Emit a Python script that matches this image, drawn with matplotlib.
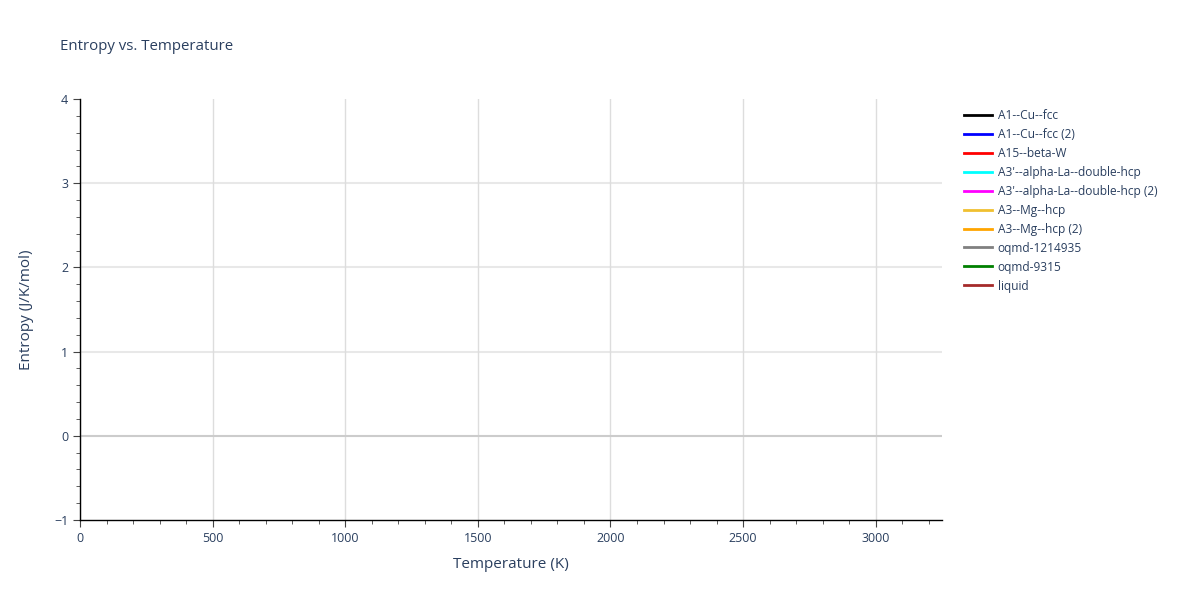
import matplotlib
matplotlib.use("Agg")
import matplotlib.pyplot as plt
from matplotlib.ticker import MultipleLocator

# phases in the legend; the traces hold no points in the reference
phases = ["A1--Cu--fcc", "A1--Cu--fcc (2)", "A15--beta-W", "A3'--alpha-La--double-hcp",
          "A3'--alpha-La--double-hcp (2)", "A3--Mg--hcp", "A3--Mg--hcp (2)",
          "oqmd-1214935", "oqmd-9315", "liquid"]
colors = ["black", "blue", "red", "cyan", "magenta", "#f0c030", "orange",
          "grey", "green", "brown"]
temperature = [[] for _ in phases]
entropy = [[] for _ in phases]

x_range = (0, 3250)
y_range = (-1, 4)

txt = "#2a3f5f"
plt.rcParams['font.family'] = ['Open Sans', 'DejaVu Sans']

fig = plt.figure(figsize=(12, 6), dpi=100)
ax = fig.add_axes([80/1200, 80/600, 862/1200, 421/600])

for name, c, t, s in zip(phases, colors, temperature, entropy):
    ax.plot(t, s, color=c, lw=2, label=name)

ax.set_xlim(*x_range)
ax.set_ylim(*y_range)
ax.xaxis.set_major_locator(MultipleLocator(500))
ax.xaxis.set_minor_locator(MultipleLocator(100))
ax.yaxis.set_major_locator(MultipleLocator(1))
ax.yaxis.set_minor_locator(MultipleLocator(0.2))

ax.grid(True, which='major', axis='x', color='#dddddd', lw=1)
# horizontal grid only inside the plot area (no line on the top edge)
for yt in ax.get_yticks():
    if y_range[0] < yt < y_range[1]:
        if yt == 0:
            ax.axhline(0, color='#cccccc', lw=1.5, zorder=0.6)
        else:
            ax.axhline(yt, color='#e8e8e8', lw=1.5, zorder=0.5)
ax.set_axisbelow(True)

for side in ['top', 'right']:
    ax.spines[side].set_visible(False)
for side in ['left', 'bottom']:
    ax.spines[side].set_color('black')
    ax.spines[side].set_linewidth(1)

ax.tick_params(which='major', length=5, color='#444444', labelcolor=txt, labelsize=9)
ax.tick_params(which='minor', length=3, color='#444444')

ax.set_xlabel('Temperature (K)', color=txt, fontsize=11, labelpad=9)
ax.set_ylabel('Entropy (J/K/mol)', color=txt, fontsize=11)
ax.yaxis.set_label_coords(-0.053, 0.5)
fig.text(60/1200, 1 - 46/600, 'Entropy vs. Temperature', color=txt, fontsize=10.8, va='center')

leg = ax.legend(loc='upper left', bbox_to_anchor=(1.017, 0.995), frameon=False,
                fontsize=8.6, handlelength=2.3, handletextpad=0.5, labelspacing=0.5,
                borderaxespad=0.25)
for t in leg.get_texts():
    t.set_color(txt)

fig.savefig('out.png', dpi=100)
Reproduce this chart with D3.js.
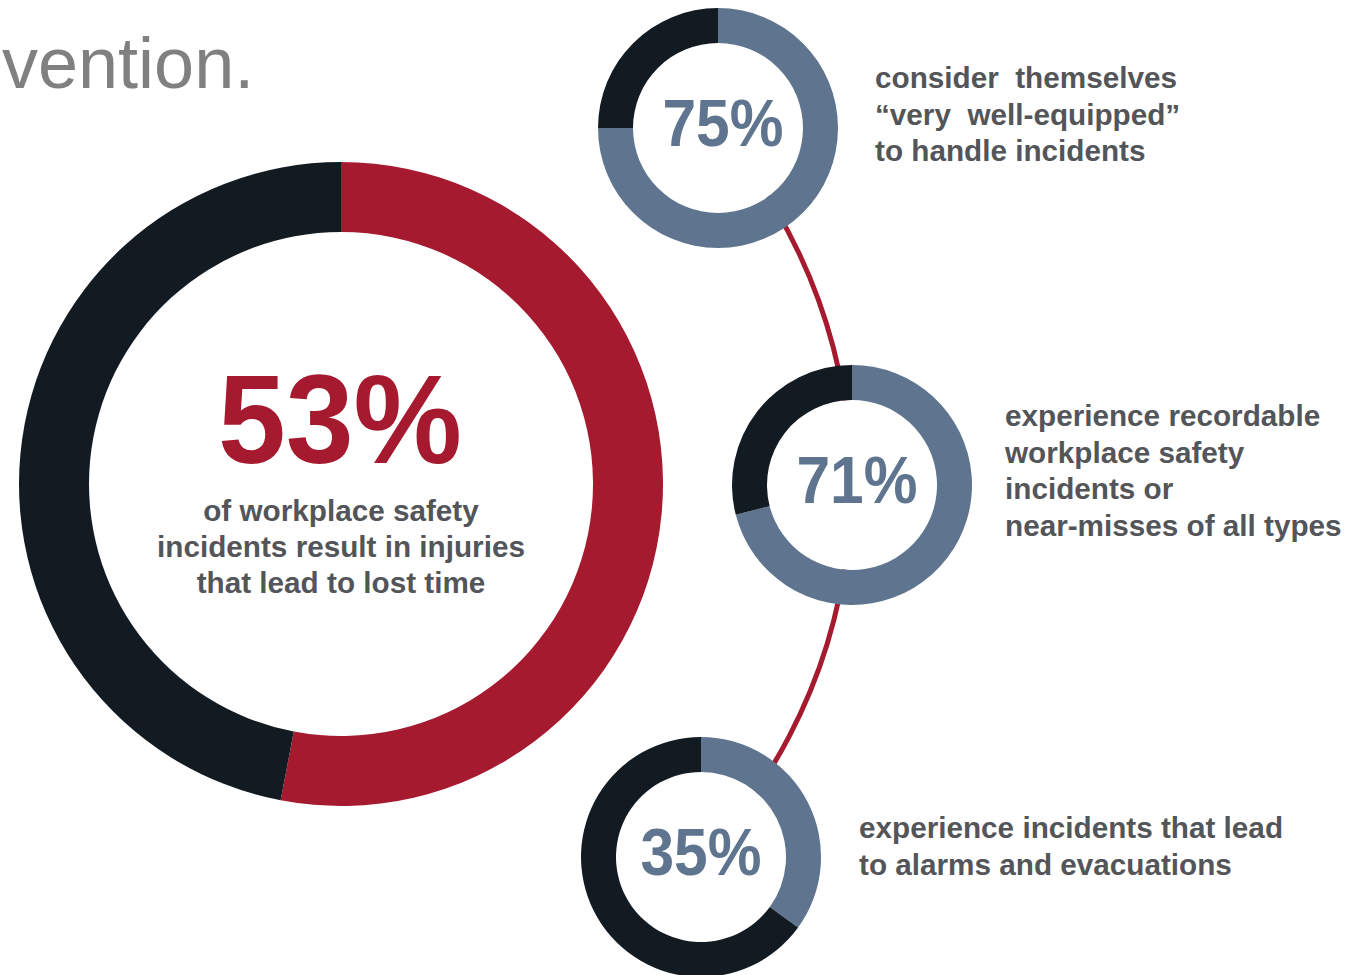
<!DOCTYPE html>
<html>
<head>
<meta charset="utf-8">
<script src="https://cdn.jsdelivr.net/npm/d3@7"></script>
<style>
  body { margin: 0; background: #fff; }
  svg text { font-family: "Liberation Sans", Arial, sans-serif; }
</style>
</head>
<body>
<div id="chart"></div>
<script>
// chart values
var mainValue = 53;
var mainLines = ["of workplace safety", "incidents result in injuries", "that lead to lost time"];

var smallValues = [75, 71, 35];
var smallLabels = [
  ["consider  themselves", "\u201cvery  well-equipped\u201d", "to handle incidents"],
  ["experience recordable", "workplace safety", "incidents or", "near-misses of all types"],
  ["experience incidents that lead", "to alarms and evacuations"]
];

// colours
var red = "#a51a2e";
var navy = "#121a22";
var slate = "#5f758f";
var grey = "#535559";

// layout
var width = 1357, height = 975;
var bigCenter = [341, 484];
var smallCenters = [[718, 128], [852, 485], [701, 857]];
var pctShift = [5, 5, 0];
var labelX = [875, 1005, 859];
var labelTop = [88, 426, 838];
var lineGap = 36.5;

var svg = d3.select("#chart")
            .append("svg")
            .attr("width", width)
            .attr("height", height);

// heading fragment cut off on the left
svg.append("text")
   .attr("x", 2)
   .attr("y", 88)
   .attr("font-size", 72)
   .attr("fill", "#808080")
   .text("vention.");

var pie = d3.pie().sort(null).value(function(d){ return d; });

// connecting arc, centred left of the big donut, runs through the small donuts
var linkCenter = [309, 485];
var linkR = 542;
var angleOf = function(p){
  return Math.atan2(p[0] - linkCenter[0], -(p[1] - linkCenter[1]));
};
svg.append("path")
   .attr("transform", "translate(" + linkCenter + ")")
   .attr("fill", red)
   .attr("d", d3.arc()
                .innerRadius(linkR - 2.5)
                .outerRadius(linkR + 2.5)
                .startAngle(angleOf(smallCenters[0]))
                .endAngle(angleOf(smallCenters[2]))());

// big donut
var big = svg.append("g")
             .attr("transform", "translate(" + bigCenter + ")");

var bigArc = d3.arc().innerRadius(252).outerRadius(322);

big.selectAll("path")
   .data(pie([mainValue, 100 - mainValue]))
   .enter()
   .append("path")
   .attr("d", bigArc)
   .attr("fill", function(d, i){ return i == 0 ? red : navy; });

big.append("text")
   .attr("x", -1)
   .attr("y", -21)
   .attr("text-anchor", "middle")
   .attr("font-size", 126)
   .attr("font-weight", "bold")
   .attr("fill", red)
   .attr("textLength", 244)
   .attr("lengthAdjust", "spacingAndGlyphs")
   .text(mainValue + "%");

big.selectAll(".sub")
   .data(mainLines)
   .enter()
   .append("text")
   .attr("class", "sub")
   .attr("x", 0)
   .attr("y", function(d, i){ return 37 + i * 36; })
   .attr("text-anchor", "middle")
   .attr("font-size", 29.7)
   .attr("font-weight", "bold")
   .attr("fill", grey)
   .text(function(d){ return d; });

// small donuts
var smallArc = d3.arc().innerRadius(85).outerRadius(120);

smallValues.forEach(function(v, k){
  var g = svg.append("g")
             .attr("transform", "translate(" + smallCenters[k] + ")");

  g.append("circle").attr("r", 85).attr("fill", "#fff");

  g.selectAll("path")
   .data(pie([v, 100 - v]))
   .enter()
   .append("path")
   .attr("d", smallArc)
   .attr("fill", function(d, i){ return i == 0 ? slate : navy; });

  g.append("text")
   .attr("x", pctShift[k])
   .attr("y", 18)
   .attr("text-anchor", "middle")
   .attr("font-size", 66)
   .attr("font-weight", "bold")
   .attr("fill", slate)
   .attr("textLength", 121)
   .attr("lengthAdjust", "spacingAndGlyphs")
   .text(v + "%");

  svg.selectAll(".lab" + k)
     .data(smallLabels[k])
     .enter()
     .append("text")
     .attr("class", "lab" + k)
     .attr("x", labelX[k])
     .attr("y", function(d, i){ return labelTop[k] + i * lineGap; })
     .attr("font-size", 29.7)
     .attr("font-weight", "bold")
     .attr("fill", grey)
     .style("white-space", "pre")
     .text(function(d){ return d; });
});
</script>
</body>
</html>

● Given problem
Word for word, quote the lines above. Omit the pictures.

● Answer below
Emit a Python script that matches this image, drawn with matplotlib.
import matplotlib
matplotlib.use("Agg")
import matplotlib.pyplot as plt
from matplotlib.ticker import MultipleLocator

# phases in the legend; the traces hold no points in the reference
phases = ["A1--Cu--fcc", "A1--Cu--fcc (2)", "A15--beta-W", "A3'--alpha-La--double-hcp",
          "A3'--alpha-La--double-hcp (2)", "A3--Mg--hcp", "A3--Mg--hcp (2)",
          "oqmd-1214935", "oqmd-9315", "liquid"]
colors = ["black", "blue", "red", "cyan", "magenta", "#f0c030", "orange",
          "grey", "green", "brown"]
temperature = [[] for _ in phases]
entropy = [[] for _ in phases]

x_range = (0, 3250)
y_range = (-1, 4)

txt = "#2a3f5f"
plt.rcParams['font.family'] = ['Open Sans', 'DejaVu Sans']

fig = plt.figure(figsize=(12, 6), dpi=100)
ax = fig.add_axes([80/1200, 80/600, 862/1200, 421/600])

for name, c, t, s in zip(phases, colors, temperature, entropy):
    ax.plot(t, s, color=c, lw=2, label=name)

ax.set_xlim(*x_range)
ax.set_ylim(*y_range)
ax.xaxis.set_major_locator(MultipleLocator(500))
ax.xaxis.set_minor_locator(MultipleLocator(100))
ax.yaxis.set_major_locator(MultipleLocator(1))
ax.yaxis.set_minor_locator(MultipleLocator(0.2))

ax.grid(True, which='major', axis='x', color='#dddddd', lw=1)
# horizontal grid only inside the plot area (no line on the top edge)
for yt in ax.get_yticks():
    if y_range[0] < yt < y_range[1]:
        if yt == 0:
            ax.axhline(0, color='#cccccc', lw=1.5, zorder=0.6)
        else:
            ax.axhline(yt, color='#e8e8e8', lw=1.5, zorder=0.5)
ax.set_axisbelow(True)

for side in ['top', 'right']:
    ax.spines[side].set_visible(False)
for side in ['left', 'bottom']:
    ax.spines[side].set_color('black')
    ax.spines[side].set_linewidth(1)

ax.tick_params(which='major', length=5, color='#444444', labelcolor=txt, labelsize=9)
ax.tick_params(which='minor', length=3, color='#444444')

ax.set_xlabel('Temperature (K)', color=txt, fontsize=11, labelpad=9)
ax.set_ylabel('Entropy (J/K/mol)', color=txt, fontsize=11)
ax.yaxis.set_label_coords(-0.053, 0.5)
fig.text(60/1200, 1 - 46/600, 'Entropy vs. Temperature', color=txt, fontsize=10.8, va='center')

leg = ax.legend(loc='upper left', bbox_to_anchor=(1.017, 0.995), frameon=False,
                fontsize=8.6, handlelength=2.3, handletextpad=0.5, labelspacing=0.5,
                borderaxespad=0.25)
for t in leg.get_texts():
    t.set_color(txt)

fig.savefig('out.png', dpi=100)
Reproduce this chart with D3.js.
<!DOCTYPE html>
<html>
<head>
<meta charset="utf-8">
<script src="https://cdn.jsdelivr.net/npm/d3@7"></script>
<style>
  body { margin: 0; background: #fff; }
  svg text { font-family: "Liberation Sans", Arial, sans-serif; }
</style>
</head>
<body>
<div id="chart"></div>
<script>
// chart values
var mainValue = 53;
var mainLines = ["of workplace safety", "incidents result in injuries", "that lead to lost time"];

var smallValues = [75, 71, 35];
var smallLabels = [
  ["consider  themselves", "\u201cvery  well-equipped\u201d", "to handle incidents"],
  ["experience recordable", "workplace safety", "incidents or", "near-misses of all types"],
  ["experience incidents that lead", "to alarms and evacuations"]
];

// colours
var red = "#a51a2e";
var navy = "#121a22";
var slate = "#5f758f";
var grey = "#535559";

// layout
var width = 1357, height = 975;
var bigCenter = [341, 484];
var smallCenters = [[718, 128], [852, 485], [701, 857]];
var pctShift = [5, 5, 0];
var labelX = [875, 1005, 859];
var labelTop = [88, 426, 838];
var lineGap = 36.5;

var svg = d3.select("#chart")
            .append("svg")
            .attr("width", width)
            .attr("height", height);

// heading fragment cut off on the left
svg.append("text")
   .attr("x", 2)
   .attr("y", 88)
   .attr("font-size", 72)
   .attr("fill", "#808080")
   .text("vention.");

var pie = d3.pie().sort(null).value(function(d){ return d; });

// connecting arc, centred left of the big donut, runs through the small donuts
var linkCenter = [309, 485];
var linkR = 542;
var angleOf = function(p){
  return Math.atan2(p[0] - linkCenter[0], -(p[1] - linkCenter[1]));
};
svg.append("path")
   .attr("transform", "translate(" + linkCenter + ")")
   .attr("fill", red)
   .attr("d", d3.arc()
                .innerRadius(linkR - 2.5)
                .outerRadius(linkR + 2.5)
                .startAngle(angleOf(smallCenters[0]))
                .endAngle(angleOf(smallCenters[2]))());

// big donut
var big = svg.append("g")
             .attr("transform", "translate(" + bigCenter + ")");

var bigArc = d3.arc().innerRadius(252).outerRadius(322);

big.selectAll("path")
   .data(pie([mainValue, 100 - mainValue]))
   .enter()
   .append("path")
   .attr("d", bigArc)
   .attr("fill", function(d, i){ return i == 0 ? red : navy; });

big.append("text")
   .attr("x", -1)
   .attr("y", -21)
   .attr("text-anchor", "middle")
   .attr("font-size", 126)
   .attr("font-weight", "bold")
   .attr("fill", red)
   .attr("textLength", 244)
   .attr("lengthAdjust", "spacingAndGlyphs")
   .text(mainValue + "%");

big.selectAll(".sub")
   .data(mainLines)
   .enter()
   .append("text")
   .attr("class", "sub")
   .attr("x", 0)
   .attr("y", function(d, i){ return 37 + i * 36; })
   .attr("text-anchor", "middle")
   .attr("font-size", 29.7)
   .attr("font-weight", "bold")
   .attr("fill", grey)
   .text(function(d){ return d; });

// small donuts
var smallArc = d3.arc().innerRadius(85).outerRadius(120);

smallValues.forEach(function(v, k){
  var g = svg.append("g")
             .attr("transform", "translate(" + smallCenters[k] + ")");

  g.append("circle").attr("r", 85).attr("fill", "#fff");

  g.selectAll("path")
   .data(pie([v, 100 - v]))
   .enter()
   .append("path")
   .attr("d", smallArc)
   .attr("fill", function(d, i){ return i == 0 ? slate : navy; });

  g.append("text")
   .attr("x", pctShift[k])
   .attr("y", 18)
   .attr("text-anchor", "middle")
   .attr("font-size", 66)
   .attr("font-weight", "bold")
   .attr("fill", slate)
   .attr("textLength", 121)
   .attr("lengthAdjust", "spacingAndGlyphs")
   .text(v + "%");

  svg.selectAll(".lab" + k)
     .data(smallLabels[k])
     .enter()
     .append("text")
     .attr("class", "lab" + k)
     .attr("x", labelX[k])
     .attr("y", function(d, i){ return labelTop[k] + i * lineGap; })
     .attr("font-size", 29.7)
     .attr("font-weight", "bold")
     .attr("fill", grey)
     .style("white-space", "pre")
     .text(function(d){ return d; });
});
</script>
</body>
</html>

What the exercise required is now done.